Problem requirements => Return each line of the data below verbatim; pictures are to be left out.

Supplied material =>
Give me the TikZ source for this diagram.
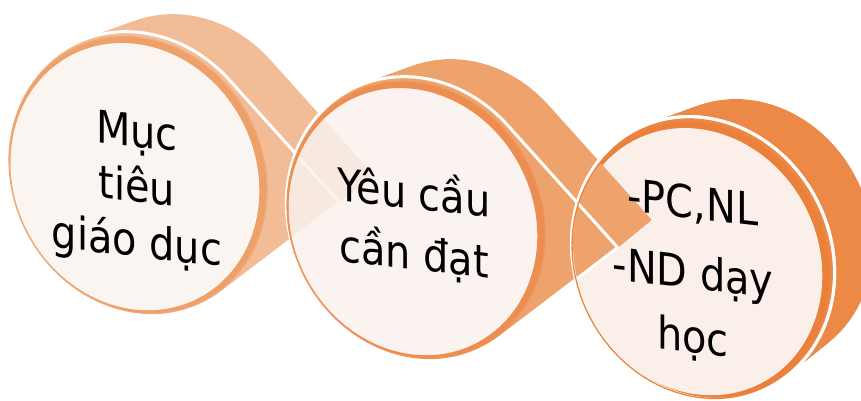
\documentclass[tikz,border=0pt]{standalone}
\usepackage{fontspec}
\setmainfont{DejaVu Sans}
\definecolor{bandA}{RGB}{242,188,150}
\definecolor{bandB}{RGB}{239,163,108}
\definecolor{bandC}{RGB}{236,137,70}
\definecolor{rimA}{RGB}{238,160,105}
\definecolor{rimB}{RGB}{236,142,82}
\definecolor{rimC}{RGB}{234,128,58}
\definecolor{rimlineA}{RGB}{240,168,118}
\definecolor{rimlineB}{RGB}{237,148,90}
\definecolor{rimlineC}{RGB}{235,132,64}
\definecolor{faceA}{RGB}{250,245,241}
\definecolor{faceB}{RGB}{250,242,237}
\definecolor{faceC}{RGB}{250,239,233}
\newcommand{\TearShape}[3]{%
  \pgfmathsetmacro\tgam{acos(145/#2)}%
  \pgfmathsetmacro\tsa{#1+\tgam}%
  \pgfmathsetmacro\tea{#1+360-\tgam}%
  \path[#3] (#1:#2) -- (\tsa:145) arc[start angle=\tsa, end angle=\tea, radius=145] -- cycle;}
\tikzset{
  locA/.style={shift={(140,173)}, rotate=28, xscale=0.88},
  locB/.style={shift={(418,218)}, rotate=28, xscale=0.88},
  locC/.style={shift={(703,258)}, rotate=28, xscale=0.88},
  faceLocA/.style={shift={(138,175)}, rotate=28, xscale=0.88},
  faceLocB/.style={shift={(416,220)}, rotate=28, xscale=0.88},
  faceLocC/.style={shift={(701,260)}, rotate=28, xscale=0.88},
  sweep/.style={shift={({#1*46/30},{-#1*26/30})}},
  shrink/.style={scale={1-#1*0.06/30}},
  txt/.style={align=center, xscale=0.885, yslant=-0.1, inner sep=0pt, text=black}
}
\begin{document}
\begin{tikzpicture}[x=1pt,y=-1pt]
\useasboundingbox (0,0) rectangle (861,401);
\clip (0,0) rectangle (861,401);
% ---------- element 3 ----------
\foreach \k in {0,...,30}{
  \begin{scope}[sweep=\k, locC, shrink=\k]
    \fill[bandC] (0,0) circle (145);
  \end{scope}}
\begin{scope}[locC]
  \path[fill=bandC, draw=white, line width=3] (0,0) circle (145);
\end{scope}
\begin{scope}[faceLocC]
  \fill[rimC, even odd rule] (0,0) circle (142) (-4,0) circle (137);
  \fill[faceC] (-4,0) circle (137);
  \draw[rimlineC, line width=1.3] (0,0) circle (142);
\end{scope}
% ---------- element 1 ----------
\foreach \k in {0,...,30}{
  \begin{scope}[sweep=\k, locA, shrink=\k]
    \TearShape{33}{220}{fill=bandA}
  \end{scope}}
\begin{scope}[locA]
  \TearShape{33}{220}{fill=bandA, draw=white, line width=3}
\end{scope}
\begin{scope}[faceLocA]
  \fill[rimA, even odd rule] (0,0) circle (142) (-4,0) circle (137);
  \fill[faceA] (-4,0) circle (137);
  \draw[rimlineA, line width=1.3] (0,0) circle (142);
\end{scope}
% ---------- element 2 ----------
\foreach \k in {0,...,30}{
  \begin{scope}[sweep=\k, locB, shrink=\k]
    \TearShape{33}{220}{fill=bandB}
  \end{scope}}
\begin{scope}[locB]
  \TearShape{33}{220}{fill=bandB, draw=white, line width=3}
\end{scope}
\begin{scope}
  \clip[faceLocB] (0,0) circle (142);
  \fill[white, faceLocB] (0,0) circle (143);
  \foreach \k in {0,...,30}{
    \begin{scope}[sweep=\k, locA, shrink=\k]
      \TearShape{33}{220}{fill=bandA}
    \end{scope}}
  \begin{scope}[locA]
    \TearShape{33}{220}{fill=bandA, draw=white, line width=3}
  \end{scope}
  \begin{scope}[faceLocB]
    \fill[faceB, opacity=0.85] (-4,0) circle (137);
    \fill[rimB, even odd rule] (0,0) circle (142) (-4,0) circle (137);
  \end{scope}
\end{scope}
\begin{scope}[faceLocB]
  \draw[rimlineB, line width=1.3] (0,0) circle (142);
\end{scope}
% outline of element 3 lies over the tip of element 2
\begin{scope}[locC]
  \draw[white, line width=3] (0,0) circle (145);
\end{scope}
\begin{scope}[faceLocC]
  \draw[rimlineC, line width=1.3] (0,0) circle (142);
\end{scope}
% ---------- texts ----------
\node[txt, font=\fontsize{45}{55}\selectfont] (t1) at (137,190) {Mục\\tiêu\\giáo dục};
\node[txt, font=\fontsize{45}{61}\selectfont] (t2) at (414,224.5) {Yêu cầu\\cần đạt};
\node[txt, font=\fontsize{45}{64}\selectfont] (t3) at (693,273) {-PC,NL\\[6pt]-ND dạy\\học};
\end{tikzpicture}
\end{document}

Solution to this task =>
Give me the TikZ source for this diagram.
\documentclass[tikz,border=0pt]{standalone}
\usepackage{fontspec}
\setmainfont{DejaVu Sans}
\definecolor{bandA}{RGB}{242,188,150}
\definecolor{bandB}{RGB}{239,163,108}
\definecolor{bandC}{RGB}{236,137,70}
\definecolor{rimA}{RGB}{238,160,105}
\definecolor{rimB}{RGB}{236,142,82}
\definecolor{rimC}{RGB}{234,128,58}
\definecolor{rimlineA}{RGB}{240,168,118}
\definecolor{rimlineB}{RGB}{237,148,90}
\definecolor{rimlineC}{RGB}{235,132,64}
\definecolor{faceA}{RGB}{250,245,241}
\definecolor{faceB}{RGB}{250,242,237}
\definecolor{faceC}{RGB}{250,239,233}
\newcommand{\TearShape}[3]{%
  \pgfmathsetmacro\tgam{acos(145/#2)}%
  \pgfmathsetmacro\tsa{#1+\tgam}%
  \pgfmathsetmacro\tea{#1+360-\tgam}%
  \path[#3] (#1:#2) -- (\tsa:145) arc[start angle=\tsa, end angle=\tea, radius=145] -- cycle;}
\tikzset{
  locA/.style={shift={(140,173)}, rotate=28, xscale=0.88},
  locB/.style={shift={(418,218)}, rotate=28, xscale=0.88},
  locC/.style={shift={(703,258)}, rotate=28, xscale=0.88},
  faceLocA/.style={shift={(138,175)}, rotate=28, xscale=0.88},
  faceLocB/.style={shift={(416,220)}, rotate=28, xscale=0.88},
  faceLocC/.style={shift={(701,260)}, rotate=28, xscale=0.88},
  sweep/.style={shift={({#1*46/30},{-#1*26/30})}},
  shrink/.style={scale={1-#1*0.06/30}},
  txt/.style={align=center, xscale=0.885, yslant=-0.1, inner sep=0pt, text=black}
}
\begin{document}
\begin{tikzpicture}[x=1pt,y=-1pt]
\useasboundingbox (0,0) rectangle (861,401);
\clip (0,0) rectangle (861,401);
% ---------- element 3 ----------
\foreach \k in {0,...,30}{
  \begin{scope}[sweep=\k, locC, shrink=\k]
    \fill[bandC] (0,0) circle (145);
  \end{scope}}
\begin{scope}[locC]
  \path[fill=bandC, draw=white, line width=3] (0,0) circle (145);
\end{scope}
\begin{scope}[faceLocC]
  \fill[rimC, even odd rule] (0,0) circle (142) (-4,0) circle (137);
  \fill[faceC] (-4,0) circle (137);
  \draw[rimlineC, line width=1.3] (0,0) circle (142);
\end{scope}
% ---------- element 1 ----------
\foreach \k in {0,...,30}{
  \begin{scope}[sweep=\k, locA, shrink=\k]
    \TearShape{33}{220}{fill=bandA}
  \end{scope}}
\begin{scope}[locA]
  \TearShape{33}{220}{fill=bandA, draw=white, line width=3}
\end{scope}
\begin{scope}[faceLocA]
  \fill[rimA, even odd rule] (0,0) circle (142) (-4,0) circle (137);
  \fill[faceA] (-4,0) circle (137);
  \draw[rimlineA, line width=1.3] (0,0) circle (142);
\end{scope}
% ---------- element 2 ----------
\foreach \k in {0,...,30}{
  \begin{scope}[sweep=\k, locB, shrink=\k]
    \TearShape{33}{220}{fill=bandB}
  \end{scope}}
\begin{scope}[locB]
  \TearShape{33}{220}{fill=bandB, draw=white, line width=3}
\end{scope}
\begin{scope}
  \clip[faceLocB] (0,0) circle (142);
  \fill[white, faceLocB] (0,0) circle (143);
  \foreach \k in {0,...,30}{
    \begin{scope}[sweep=\k, locA, shrink=\k]
      \TearShape{33}{220}{fill=bandA}
    \end{scope}}
  \begin{scope}[locA]
    \TearShape{33}{220}{fill=bandA, draw=white, line width=3}
  \end{scope}
  \begin{scope}[faceLocB]
    \fill[faceB, opacity=0.85] (-4,0) circle (137);
    \fill[rimB, even odd rule] (0,0) circle (142) (-4,0) circle (137);
  \end{scope}
\end{scope}
\begin{scope}[faceLocB]
  \draw[rimlineB, line width=1.3] (0,0) circle (142);
\end{scope}
% outline of element 3 lies over the tip of element 2
\begin{scope}[locC]
  \draw[white, line width=3] (0,0) circle (145);
\end{scope}
\begin{scope}[faceLocC]
  \draw[rimlineC, line width=1.3] (0,0) circle (142);
\end{scope}
% ---------- texts ----------
\node[txt, font=\fontsize{45}{55}\selectfont] (t1) at (137,190) {Mục\\tiêu\\giáo dục};
\node[txt, font=\fontsize{45}{61}\selectfont] (t2) at (414,224.5) {Yêu cầu\\cần đạt};
\node[txt, font=\fontsize{45}{64}\selectfont] (t3) at (693,273) {-PC,NL\\[6pt]-ND dạy\\học};
\end{tikzpicture}
\end{document}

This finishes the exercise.